Los cuadernos suelen terminar con una voz que suelta el propio lenguaje, como delegándolo o delegándolo en los lectores. Cito finalmente: «El texto ya no vuelve sobre sí mismo porque al fin atravesó su propio reflejo. Está por dar el último salto. Despojarse, aceptar la destrucción, perder todas y cada una de las cosas, de los órganos, de los seres que amamos hasta quedarse desnudo, o menos que desnudo, menos que nada».

Volvamos al principio. Nuestras vidas son los ríos, que van a dar a la mar, que es el morir… Las palabras, los textos, las personas, somos los ríos, que vamos a dar a la muerte, para quienes no creemos más que en la muerte, o a la eternidad, para los que pueden imaginar semejante cosa. La eternidad o la muerte podrían ser ese mar, una frase infinita, un texto interminable sin mayúscula inicial ni punto final, sin tiempo ni espacio, inhabitable, o solamente habitable por la imaginación.
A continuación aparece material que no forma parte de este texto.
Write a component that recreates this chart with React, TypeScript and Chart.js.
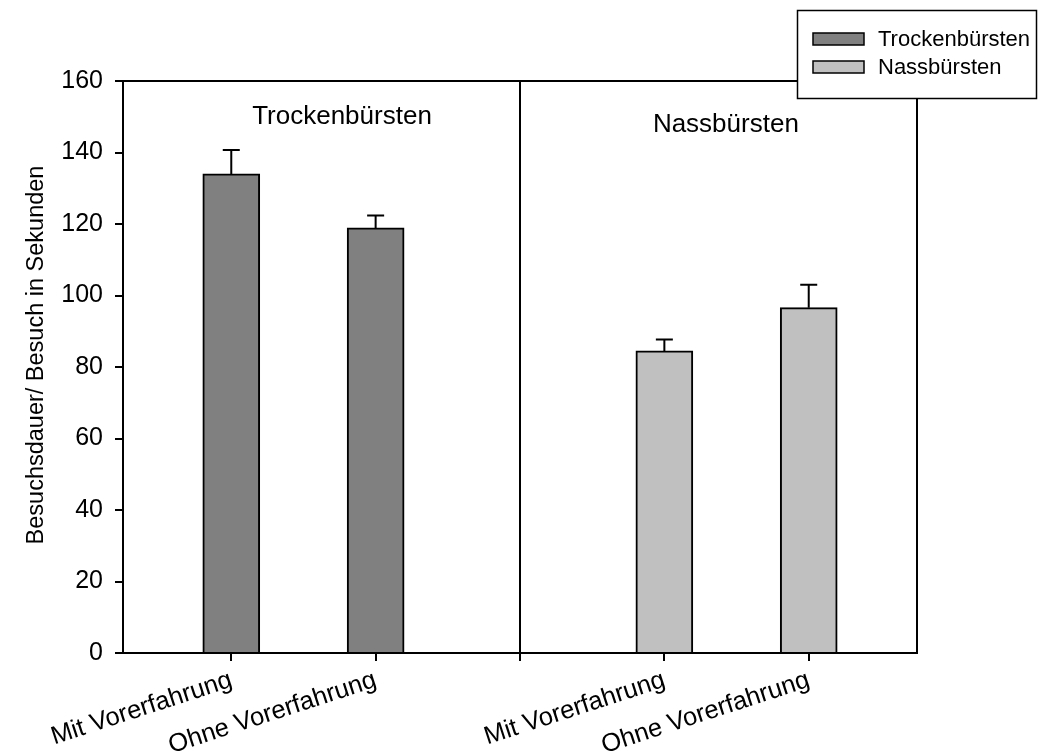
import React, { useEffect, useRef } from "react";
import { Chart, registerables } from "chart.js";

Chart.register(...registerables);

// ---- data ----
const categories = ["Mit Vorerfahrung", "Ohne Vorerfahrung", "Mit Vorerfahrung", "Ohne Vorerfahrung"];
const seriesNames = ["Trockenbürsten", "Nassbürsten"];
const trockenPositions = [1, 2];
const nassPositions = [4, 5];
const trockenValues = [134.0, 118.9];
const trockenErrors = [6.7, 3.5];
const nassValues = [84.5, 96.6];
const nassErrors = [3.2, 6.4];
const xTickValues = [1, 2, 3, 4, 5];
const dividerValue = 3;
const groupLabels = ["Trockenbürsten", "Nassbürsten"];
const yAxisTitle = "Besuchsdauer/ Besuch in Sekunden";

// ---- layout / style ----
const FONT = "'Liberation Sans', Arial, Helvetica, sans-serif";
const groupLabelAnchors = [
  { x: 1.767, y: 150 },
  { x: 4.426, y: 147.8 },
];
const colors = ["#808080", "#c0c0c0"];

const labelFor = (v: number) => {
  const all = [...trockenPositions, ...nassPositions];
  const i = all.indexOf(v);
  return i >= 0 ? categories[i] : "";
};

const errorBarPlugin = {
  id: "errorBars",
  afterDatasetsDraw(chart: any) {
    const { ctx } = chart;
    const yScale = chart.scales.y;
    const errs = [trockenErrors, nassErrors];
    chart.data.datasets.forEach((ds: any, di: number) => {
      const meta = chart.getDatasetMeta(di);
      meta.data.forEach((el: any, i: number) => {
        const v = ds.data[i].y;
        const top = yScale.getPixelForValue(v + errs[di][i]);
        ctx.save();
        ctx.strokeStyle = "#000";
        ctx.lineWidth = 2;
        ctx.beginPath();
        ctx.moveTo(el.x, el.y);
        ctx.lineTo(el.x, top);
        ctx.moveTo(el.x - 8.5, top);
        ctx.lineTo(el.x + 8.5, top);
        ctx.stroke();
        ctx.restore();
      });
    });
  },
};

const framePlugin = {
  id: "frame",
  afterDraw(chart: any) {
    const { ctx, chartArea: a } = chart;
    ctx.save();
    ctx.strokeStyle = "#000";
    ctx.lineWidth = 2;
    ctx.beginPath();
    ctx.moveTo(a.left, a.top);
    ctx.lineTo(a.right, a.top);
    ctx.lineTo(a.right, a.bottom);
    ctx.stroke();

    // group annotations
    ctx.fillStyle = "#000";
    ctx.font = `26px ${FONT}`;
    ctx.textAlign = "center";
    ctx.textBaseline = "middle";
    groupLabels.forEach((t, i) => {
      const x = chart.scales.x.getPixelForValue(groupLabelAnchors[i].x);
      const y = chart.scales.y.getPixelForValue(groupLabelAnchors[i].y);
      ctx.fillText(t, x, y);
    });

    // y-axis title
    ctx.save();
    ctx.translate(37, 355);
    ctx.rotate(-Math.PI / 2);
    ctx.font = `23.5px ${FONT}`;
    ctx.textAlign = "center";
    ctx.textBaseline = "middle";
    ctx.fillText(yAxisTitle, 0, 0);
    ctx.restore();

    // legend box
    ctx.fillStyle = "#fff";
    ctx.fillRect(797, 10, 240, 89);
    ctx.lineWidth = 1.5;
    ctx.strokeStyle = "#000";
    ctx.strokeRect(797.5, 10.5, 239, 88);
    chart.data.datasets.forEach((ds: any, i: number) => {
      const y = 33 + i * 28;
      ctx.fillStyle = ds.backgroundColor;
      ctx.fillRect(813, y, 51, 12);
      ctx.strokeStyle = "#000";
      ctx.lineWidth = 1.5;
      ctx.strokeRect(813, y, 51, 12);
      ctx.fillStyle = "#000";
      ctx.font = `22px ${FONT}`;
      ctx.textAlign = "left";
      ctx.textBaseline = "middle";
      ctx.fillText(ds.label, 878, y + 7);
    });
    ctx.restore();
  },
};

export default function App() {
  const ref = useRef<HTMLCanvasElement>(null);
  useEffect(() => {
    if (!ref.current) return;
    const chart = new Chart(ref.current, {
      type: "bar",
      data: {
        datasets: [
          {
            label: seriesNames[0],
            data: trockenPositions.map((x, i) => ({ x, y: trockenValues[i] })),
            backgroundColor: colors[0],
            borderColor: "#000",
            borderWidth: 2,
          },
          {
            label: seriesNames[1],
            data: nassPositions.map((x, i) => ({ x, y: nassValues[i] })),
            backgroundColor: colors[1],
            borderColor: "#000",
            borderWidth: 2,
          },
        ],
      },
      options: {
        animation: false,
        responsive: false,
        maintainAspectRatio: false,
        layout: { padding: { top: 81, right: 121, left: 0, bottom: 0 } },
        plugins: { legend: { display: false }, tooltip: { enabled: false } },
        datasets: { bar: { grouped: false, barThickness: 57 } },
        scales: {
          x: {
            type: "linear",
            min: 0.25,
            max: 5.75,
            offset: false,
            afterBuildTicks: (s: any) => {
              s.ticks = xTickValues.map((v) => ({ value: v }));
            },
            afterFit: (s: any) => {
              s.height = 103;
            },
            ticks: {
              callback: (v: any) => labelFor(Number(v)),
              minRotation: 18,
              maxRotation: 18,
              autoSkip: false,
              font: { family: FONT, size: 25.5 },
              color: "#000",
              padding: 4,
            },
            grid: {
              offset: false,
              drawOnChartArea: true,
              color: (c: any) => (c.tick && c.tick.value === dividerValue ? "#000" : "rgba(0,0,0,0)"),
              tickColor: "#000",
              tickLength: 8,
              lineWidth: 2,
            },
            border: { display: true, color: "#000", width: 2 },
          },
          y: {
            min: 0,
            max: 160,
            afterFit: (s: any) => {
              s.width = 123;
            },
            ticks: {
              stepSize: 20,
              font: { family: FONT, size: 25 },
              color: "#000",
              padding: 12,
            },
            grid: { drawOnChartArea: false, tickColor: "#000", tickLength: 8, lineWidth: 2 },
            border: { display: true, color: "#000", width: 2 },
          },
        },
      } as any,
      plugins: [errorBarPlugin, framePlugin],
    });
    return () => chart.destroy();
  }, []);
  return (
    <div style={{ position: "absolute", left: 0, top: 0, width: 1038, height: 756, background: "#fff" }}>
      <canvas ref={ref} width={1038} height={756} />
    </div>
  );
}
Cito finalmente otra vez a Ortiz: «A fines del año pasado, descubrí que los empleados municipales habían sembrado unas plantitas en cada cuadrante. En diciembre se abrieron flores azules. Se llaman “agapanto”, que en griego significa “flor del amor”.
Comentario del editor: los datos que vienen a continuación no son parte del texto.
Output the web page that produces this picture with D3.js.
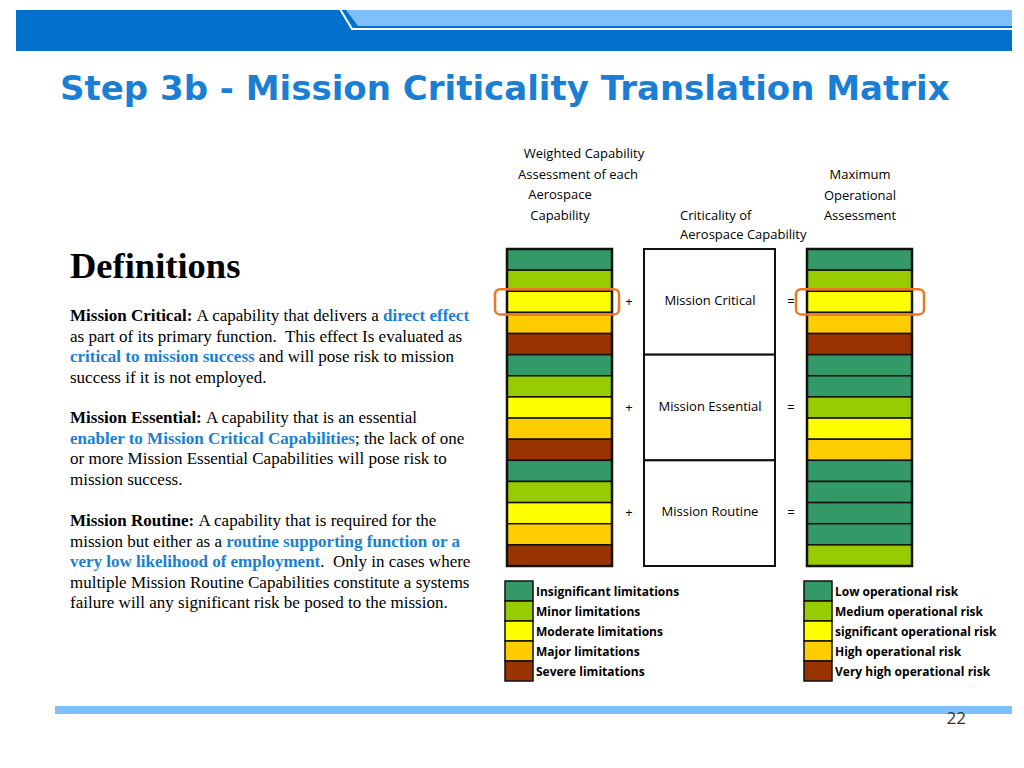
<!DOCTYPE html>
<html><head><meta charset="utf-8">
<script src="https://cdn.jsdelivr.net/npm/d3@7"></script>
<style>body{margin:0;background:#fff}</style>
</head><body>
<div id="canvas" class="canvas"></div>
<script>
// --- data
var levels = ['Insignificant limitations','Minor limitations','Moderate limitations','Major limitations','Severe limitations'];
var riskLevels = ['Low operational risk','Medium operational risk','significant operational risk','High operational risk','Very high operational risk'];
var levelColors = ['#339966','#99cc00','#ffff00','#ffcc00','#993300'];
var criticality = ['Mission Critical','Mission Essential','Mission Routine'];
// index into levelColors for each row of the result column
var resultCritical = [0,1,2,3,4];
var resultEssential = [0,0,1,2,3];
var resultRoutine = [0,0,0,0,1];

var W = 1024, H = 768;
var svg = d3.select('.canvas').append('svg').attr('width', W).attr('height', H)
  .style('font-family','"Open Sans", sans-serif');

// --- header band
svg.append('rect').attr('x',16).attr('y',10).attr('width',996).attr('height',41).attr('fill','#0070cc');
svg.append('path').attr('d','M346,10 L1012,10 L1012,26 L358,26 Z').attr('fill','#7fc0fc');
svg.append('path').attr('d','M340,9 L352,29 L1012,29').attr('fill','none').attr('stroke','#fff').attr('stroke-width',2);
svg.append('rect').attr('x',55).attr('y',706).attr('width',957).attr('height',8).attr('fill','#7fc0fc');
svg.append('text').attr('x',966).attr('y',724).attr('text-anchor','end').attr('font-size',17).attr('fill','#333').text('22');

svg.append('text').attr('x',60).attr('y',100).attr('font-size',34).attr('font-weight','bold')
  .attr('fill','#1a7fd4').attr('font-family','Verdana, "DejaVu Sans", sans-serif')
  .text('Step 3b - Mission Criticality Translation Matrix');

// --- definitions
var serif = '"Liberation Serif", "Times New Roman", serif';
svg.append('text').attr('x',70).attr('y',278).attr('font-size',36.5).attr('font-weight','bold')
  .attr('font-family',serif).text('Definitions');
var blue = '#1a7fd4';
var paras = [
 {y:321, lines:[[['Mission Critical: ','b'],['A capability that delivers a ',''],['direct effect','c']],
   [['as part of its primary function.  This effect Is evaluated as','']],
   [['critical to mission success','c'],[' and will pose risk to mission','']],
   [['success if it is not employed.','']]]},
 {y:423, lines:[[['Mission Essential: ','b'],['A capability that is an essential','']],
   [['enabler to Mission Critical Capabilities','c'],['; the lack of one','']],
   [['or more Mission Essential Capabilities will pose risk to','']],
   [['mission success.','']]]},
 {y:526, lines:[[['Mission Routine: ','b'],['A capability that is required for the','']],
   [['mission but either as a ',''],['routine supporting function or a','c']],
   [['very low likelihood of employment','c'],['.  Only in cases where','']],
   [['multiple Mission Routine Capabilities constitute a systems','']],
   [['failure will any significant risk be posed to the mission.','']]]}
];
paras.forEach(function(p){
  p.lines.forEach(function(l,i){
    var t = svg.append('text').attr('x',70).attr('y',p.y+i*20.5).attr('font-size',17)
      .attr('font-family',serif).style('white-space','pre');
    l.forEach(function(s){
      t.append('tspan').text(s[0])
        .attr('font-weight', s[1] ? 'bold' : 'normal')
        .attr('fill', s[1]=='c' ? blue : '#000');
    });
  });
});

// --- column headers
function lines(xs, y0, arr){
  arr.forEach(function(s,i){
    svg.append('text').attr('x',xs[i]).attr('y',y0+i*20.7).attr('text-anchor','middle')
      .attr('font-size',13).text(s);
  });
}
lines([584,578,560,560],158,['Weighted Capability','Assessment of  each','Aerospace','Capability']);
lines([860,860,860],179,['Maximum','Operational','Assessment']);
svg.append('text').attr('x',680).attr('y',220).attr('font-size',13).text('Criticality of');
svg.append('text').attr('x',680).attr('y',239).attr('font-size',13).text('Aerospace Capability');

// --- matrix
var rows = d3.range(15);
var y = d3.scaleBand().domain(rows).range([249,566]);
var yGroup = d3.scaleBand().domain(criticality).range([249,566]);
var inputIdx = rows.map(function(i){ return i % 5; });
var resultIdx = resultCritical.concat(resultEssential, resultRoutine);

function column(x, idx){
  var g = svg.append('g');
  g.selectAll('rect').data(rows).enter().append('rect')
    .attr('x',x).attr('y',function(d){return y(d);})
    .attr('width',105).attr('height',y.bandwidth())
    .attr('fill',function(d){return levelColors[idx[d]];})
    .attr('stroke','#111').attr('stroke-width',1.5);
  g.append('rect').attr('x',x).attr('y',249).attr('width',105).attr('height',317)
    .attr('fill','none').attr('stroke','#111').attr('stroke-width',2.5);
}
column(507, inputIdx);
column(807, resultIdx);

svg.selectAll('rect.crit').data(criticality).enter().append('rect')
  .attr('x',644).attr('y',function(d){return yGroup(d);})
  .attr('width',131).attr('height',yGroup.bandwidth())
  .attr('fill','#fff').attr('stroke','#111').attr('stroke-width',2);
criticality.forEach(function(c){
  var yy = yGroup(c) + 56;
  svg.append('text').attr('x',710).attr('y',yy).attr('text-anchor','middle').attr('font-size',13).text(c);
  svg.append('text').attr('x',629).attr('y',yy+1).attr('text-anchor','middle').attr('font-size',13).text('+');
  svg.append('text').attr('x',791).attr('y',yy+1).attr('text-anchor','middle').attr('font-size',13).text('=');
});

// orange highlight
[[495,124],[796,128]].forEach(function(h){
  svg.append('rect').attr('x',h[0]).attr('y',y(2)-2).attr('width',h[1]).attr('height',y.bandwidth()+4)
    .attr('rx',5).attr('fill','none').attr('stroke','#ee7722').attr('stroke-width',2.5);
});

// --- legends
var yl = d3.scaleBand().domain(d3.range(5)).range([581,681]);
function legend(x, labels){
  var g = svg.append('g');
  g.selectAll('rect').data(labels).enter().append('rect')
    .attr('x',x).attr('y',function(d,i){return yl(i);})
    .attr('width',28).attr('height',yl.bandwidth())
    .attr('fill',function(d,i){return levelColors[i];})
    .attr('stroke','#111').attr('stroke-width',1.5);
  g.selectAll('text').data(labels).enter().append('text')
    .attr('x',x+31).attr('y',function(d,i){return yl(i)+15;})
    .attr('font-size',12).attr('font-weight','bold').text(function(d){return d;});
}
legend(505, levels);
legend(804, riskLevels);
</script>
</body></html>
«Flores adentro de una rosa; flor dentro de otra flor, pétalos de pétalos que cobijan un núcleo de amor ahí donde nacen todas las direcciones del espacio y el tiempo».

J. L., Mendoza, otoño de 2019-primavera de 2021.


Mario Ortiz nació en Bahía Blanca, Argentina, en 1965. «Docente e investigador, su obra –inclasificable y de una audacia estilística elocuente–, lleva por título general Cuadernos de Lengua y Literatura, y cuenta hasta el presente once volúmenes. Son I (2000); II (2001); III. Yo Luis Carapella (2003); IV. El libro de las formas que se hunden (2010); V. Al pie de la letra (2010); VI. Crítica de la imaginación pura; VII. Tratado de fitolingüística (2013); VIII. Conectores temporales (2014); IX. Ejercicios de lectoescritura (2014); X. (2017) y XI. Tratado de iconogénesis. Existe además un volumen III½. La canción del poeta atrasado». (Fuente: Tratado de iconogénesis. Cuadernos de Lengua y Literatura Volumen XI. Buenos Aires, Leteo, 2021).